Parrot Training: Feasibility and Evaluation
PT-AE Generation: A Joint Transferability and Perception Perspective
Optimized Black-Box PT-AE Attacks
In this section, we propose an optimized PT-AE generation mechanism to attack a black-box target model. We first investigate the TPRs of PT-AEs generated from combined carriers, then formulate a two-stage attack to generate PT-AEs against the target model.
A. Combining Carriers for Optimized PT-AEs
The findings in Fig 6 reveal that the environmental sound carrier achieves the highest TPR and should be a good choice to generate PT-AEs. But using the environmental sound carrier does not exclude us to further twist the auditory feature of the carrier or adding additional noise to it (e.g., an enrollment-phase attack [39] used both environmental sounds and noise). In other words, there is a potential way to combine the environmental sound carrier with feature-twisting or noise-adding method to further improve the TPR.

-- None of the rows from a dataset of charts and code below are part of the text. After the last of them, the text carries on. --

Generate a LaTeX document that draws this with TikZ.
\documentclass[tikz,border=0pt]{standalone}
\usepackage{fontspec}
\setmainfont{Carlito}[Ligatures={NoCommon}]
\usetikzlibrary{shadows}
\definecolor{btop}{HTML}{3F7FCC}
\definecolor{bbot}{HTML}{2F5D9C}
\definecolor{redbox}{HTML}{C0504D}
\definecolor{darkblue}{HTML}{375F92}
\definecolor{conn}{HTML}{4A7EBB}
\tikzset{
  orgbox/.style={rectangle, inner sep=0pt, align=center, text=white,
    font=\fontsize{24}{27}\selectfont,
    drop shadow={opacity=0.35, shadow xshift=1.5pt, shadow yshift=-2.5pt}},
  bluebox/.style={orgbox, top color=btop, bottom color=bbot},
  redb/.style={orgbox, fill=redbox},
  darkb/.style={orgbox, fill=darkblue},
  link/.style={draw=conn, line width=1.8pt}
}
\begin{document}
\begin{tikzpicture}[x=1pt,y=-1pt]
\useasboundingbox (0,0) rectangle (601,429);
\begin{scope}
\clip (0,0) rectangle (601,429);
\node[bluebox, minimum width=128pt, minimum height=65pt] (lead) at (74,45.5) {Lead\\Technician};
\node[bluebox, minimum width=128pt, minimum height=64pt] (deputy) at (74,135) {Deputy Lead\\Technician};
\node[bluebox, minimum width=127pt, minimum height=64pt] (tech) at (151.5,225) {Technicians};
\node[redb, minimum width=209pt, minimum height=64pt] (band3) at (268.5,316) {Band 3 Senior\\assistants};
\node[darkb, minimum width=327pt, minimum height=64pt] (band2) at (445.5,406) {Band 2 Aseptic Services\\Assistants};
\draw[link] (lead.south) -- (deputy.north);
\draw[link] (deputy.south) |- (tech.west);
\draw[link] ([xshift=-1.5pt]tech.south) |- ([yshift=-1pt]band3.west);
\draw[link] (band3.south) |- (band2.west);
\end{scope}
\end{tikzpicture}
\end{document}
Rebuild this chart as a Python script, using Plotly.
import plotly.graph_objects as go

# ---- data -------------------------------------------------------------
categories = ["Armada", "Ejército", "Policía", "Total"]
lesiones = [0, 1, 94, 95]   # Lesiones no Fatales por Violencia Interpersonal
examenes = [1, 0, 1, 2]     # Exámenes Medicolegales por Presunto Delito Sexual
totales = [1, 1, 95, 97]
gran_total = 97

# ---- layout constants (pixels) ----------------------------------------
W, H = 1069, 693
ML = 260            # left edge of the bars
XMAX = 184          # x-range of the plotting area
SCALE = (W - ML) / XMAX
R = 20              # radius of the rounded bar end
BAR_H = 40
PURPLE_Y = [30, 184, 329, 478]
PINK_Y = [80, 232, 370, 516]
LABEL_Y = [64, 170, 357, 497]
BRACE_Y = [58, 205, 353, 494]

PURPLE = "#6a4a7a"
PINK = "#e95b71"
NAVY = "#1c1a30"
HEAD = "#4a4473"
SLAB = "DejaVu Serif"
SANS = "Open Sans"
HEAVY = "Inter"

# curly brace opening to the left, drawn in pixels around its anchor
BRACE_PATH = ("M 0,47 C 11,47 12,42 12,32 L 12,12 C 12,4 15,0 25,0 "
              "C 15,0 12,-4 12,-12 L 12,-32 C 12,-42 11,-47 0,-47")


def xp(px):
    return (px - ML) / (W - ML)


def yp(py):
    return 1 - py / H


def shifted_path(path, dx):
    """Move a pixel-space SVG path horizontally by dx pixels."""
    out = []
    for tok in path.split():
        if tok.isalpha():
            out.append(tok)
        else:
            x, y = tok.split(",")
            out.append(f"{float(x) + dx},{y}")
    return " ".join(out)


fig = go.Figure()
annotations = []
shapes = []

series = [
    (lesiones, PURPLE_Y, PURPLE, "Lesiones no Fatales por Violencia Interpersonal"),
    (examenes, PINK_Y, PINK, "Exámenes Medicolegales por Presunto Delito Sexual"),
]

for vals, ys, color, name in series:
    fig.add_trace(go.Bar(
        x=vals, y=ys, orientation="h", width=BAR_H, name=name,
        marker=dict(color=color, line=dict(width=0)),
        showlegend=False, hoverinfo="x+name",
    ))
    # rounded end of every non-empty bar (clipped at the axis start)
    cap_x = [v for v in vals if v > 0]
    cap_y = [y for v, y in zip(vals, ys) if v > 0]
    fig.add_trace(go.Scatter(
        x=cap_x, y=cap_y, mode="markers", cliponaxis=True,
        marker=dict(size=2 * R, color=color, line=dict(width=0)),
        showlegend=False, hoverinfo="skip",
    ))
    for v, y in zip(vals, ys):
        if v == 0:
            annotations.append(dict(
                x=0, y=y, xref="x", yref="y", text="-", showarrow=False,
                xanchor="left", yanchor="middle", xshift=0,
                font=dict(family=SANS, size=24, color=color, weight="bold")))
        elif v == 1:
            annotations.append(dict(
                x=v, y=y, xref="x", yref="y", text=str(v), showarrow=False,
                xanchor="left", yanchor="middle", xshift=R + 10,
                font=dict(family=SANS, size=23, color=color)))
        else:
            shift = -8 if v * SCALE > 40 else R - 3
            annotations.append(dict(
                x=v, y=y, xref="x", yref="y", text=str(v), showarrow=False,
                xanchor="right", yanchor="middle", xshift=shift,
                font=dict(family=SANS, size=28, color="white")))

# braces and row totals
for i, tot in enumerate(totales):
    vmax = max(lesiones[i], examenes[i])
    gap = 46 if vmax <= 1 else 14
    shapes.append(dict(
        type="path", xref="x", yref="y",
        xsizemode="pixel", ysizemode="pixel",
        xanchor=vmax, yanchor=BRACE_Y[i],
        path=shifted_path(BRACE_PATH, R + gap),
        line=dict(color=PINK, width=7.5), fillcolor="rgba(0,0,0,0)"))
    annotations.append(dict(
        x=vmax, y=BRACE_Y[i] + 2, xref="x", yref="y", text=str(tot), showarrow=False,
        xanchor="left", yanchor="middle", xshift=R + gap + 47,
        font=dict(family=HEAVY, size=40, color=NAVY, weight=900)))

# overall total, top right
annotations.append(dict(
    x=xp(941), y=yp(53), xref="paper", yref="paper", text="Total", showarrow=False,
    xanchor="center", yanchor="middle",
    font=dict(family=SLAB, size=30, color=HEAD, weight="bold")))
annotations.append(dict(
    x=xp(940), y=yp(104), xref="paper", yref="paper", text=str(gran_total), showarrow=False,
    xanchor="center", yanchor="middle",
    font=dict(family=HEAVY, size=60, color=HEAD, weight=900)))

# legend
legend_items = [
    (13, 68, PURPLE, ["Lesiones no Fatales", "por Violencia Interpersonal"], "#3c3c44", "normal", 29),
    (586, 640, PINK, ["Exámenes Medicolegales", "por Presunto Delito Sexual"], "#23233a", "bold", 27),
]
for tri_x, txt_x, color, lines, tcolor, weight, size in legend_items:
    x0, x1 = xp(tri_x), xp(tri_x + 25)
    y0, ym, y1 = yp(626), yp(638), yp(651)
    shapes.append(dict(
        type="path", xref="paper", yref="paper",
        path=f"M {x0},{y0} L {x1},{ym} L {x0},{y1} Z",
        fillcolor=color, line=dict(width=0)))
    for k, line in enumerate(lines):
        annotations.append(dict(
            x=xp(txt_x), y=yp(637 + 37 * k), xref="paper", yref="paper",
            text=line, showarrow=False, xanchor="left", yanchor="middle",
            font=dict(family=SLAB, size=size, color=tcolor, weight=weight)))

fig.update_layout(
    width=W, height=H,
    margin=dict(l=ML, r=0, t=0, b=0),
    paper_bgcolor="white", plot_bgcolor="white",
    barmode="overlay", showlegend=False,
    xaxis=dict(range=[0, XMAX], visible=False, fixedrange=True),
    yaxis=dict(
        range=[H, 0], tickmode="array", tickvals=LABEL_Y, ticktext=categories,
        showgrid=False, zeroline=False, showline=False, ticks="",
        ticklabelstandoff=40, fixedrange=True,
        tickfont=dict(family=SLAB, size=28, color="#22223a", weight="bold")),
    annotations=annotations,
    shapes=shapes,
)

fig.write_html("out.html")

We consider two additional types of carriers: (i) Feature-twisted environmental sounds, and manipulating the pitch [113] or the rhythm [44] is a straightforward way to twist the features of environmental sounds. We follow the same feature-twisting procedure in Section IV-C2 to twist the pitch
and rhythm features of environmental sounds to generate PTAEs. (ii) Noise-based environmental sounds. We first add environmental sounds to the original speech and then use the noise attack procedure in Section IV-C2 to generate PT-AEs.
Fig. 7 shows the TPRs of various PT-AEs generated based on (i) adding noise to, (ii) twisting the rhythm, and (iii) twisting the pitch of a type of environmental sounds. We can find that the TPR is sensitive to the choice of environmental sounds. For example, the music sounds do not seem very effective to increase the TPRs even with twisted features. It is noted that natural sounds have overall higher TPRs than other types of carriers. For example, using the brook sounds can achieve 0.29 TPR compared with alarm (0.25), rooster (0.26), and Rock2 (0.16) in the existing dataset [47]. Moreover, Fig. 7 illustrates the uniform advantage of twisting the pitch of environmental sound over twisting the rhythm and adding noise. For example, built upon the hail sounds, twisting the pitch feature obtains a TPR of 0.26, substantially higher than twisting the rhythm (0.18) and adding noise (0.05). In addition, Fig. 7 shows that adding noise is the least effective way to improve the TPR. Based on the results in Fig. 7, we consider generating PT-AEs against a black-box target model via twisting the pitch feature of environmental sounds.
B. Two-stage Black-box Attack Formulation
We now formulate the black-box PT-AE attack strategy against a target speaker in a target speaker recognition model. The attack strategy consists of two stages.
In the first stage, the attacker needs to determine a set of candidate environmental sounds as there are a wide range of environmental sounds available and not all of them can be effective against the target speaker (as shown in Figure. 7). To this end, we first build a PT-surrogate model for the attacker, evaluate the TPR of each type of environmental sounds based on the surrogate model, and choose K sounds with the best
TPRs to form the candidate set. Then, we pre-process each environmental sound in the candidate set by shifting its pitch to obtain its best TPR, and obtain a new candidate set of K pitch-shifted sounds, denoted by {δk}k∈[1,K].